Matrix Factorization with Alternating Least Squares

Introduction

In this lesson, we will look at another matrix factorization technique called Alternating Least Squares (ALS). This method can prove to be much more effective and robust than the SVD we saw earlier. ALS allows you to set regularization measures and minimize a loss function while optimizing the model parameter k. We will briefly look at the math behind this approach in this lesson, before putting it into practice next with spark.

Objectives

You will be able to:

Explain how bias terms can be used to create more accurate embedding matrices
Describe how ALS is related to matrix decomposition and why it can be parallelized so well

Recap Matrix Factorization

In the past few lessons, we learned matrix factorization functions with the following assumptions:

Each user can be described by $k$ attributes or features

For example, feature 1 could be a number that says how much each user likes sci-fi movies. 2, how much he/she likes horror movies and so on.

Each item can be described by an analogous set of $k$ attributes or features

For our MovieLens example, feature 1 for a chosen movie might be a number that says how close the movie is to pure sci-fi.

By multiplying the features of the user by the features of each item and adding these items together, we will approximate what a user would rate a particular item

Introducing a Learning Function

The simplicity in matrix factorization is that we do not have to know what these features are. Nor do we know how many ($k$) features are relevant. We pick a number for $k$ and learn the relevant values for all the features for all the users and items. This is essentially the same process used for dimensionality reduction with PCA.

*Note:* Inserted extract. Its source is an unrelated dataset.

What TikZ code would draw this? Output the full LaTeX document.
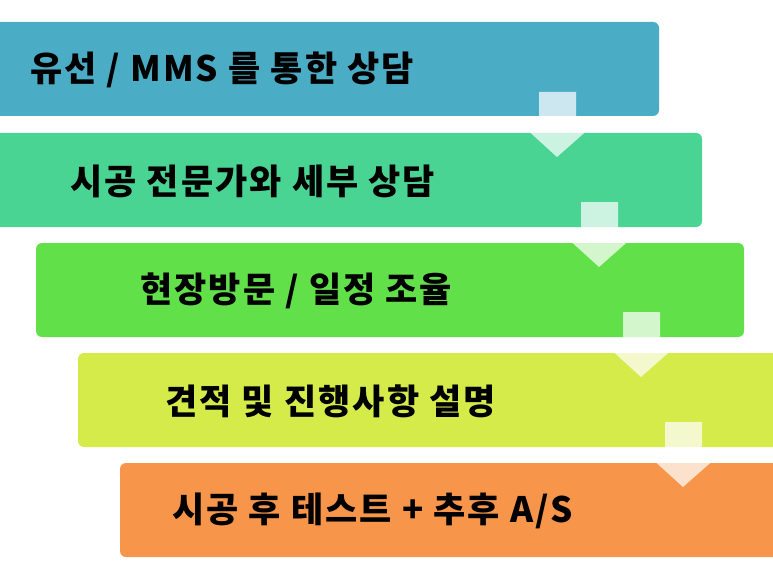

How do we integrate learning into this problem? By minimizing a loss function, of course

We can use matrix factorization to represent each user and item by k-dimensional vectors. By letting each item $i$ can be k-dimensional vector $q_i$ and each user $u$ represented by k-dimensional $p_u$, user $u$’s predicted rating for item $i$ is just the dot product of their two vectors. This means that we can represent the entire utility matrix by multiplying matrices $p$ and $q$ together. So how do we find out what the values for $p$ and $q$ are?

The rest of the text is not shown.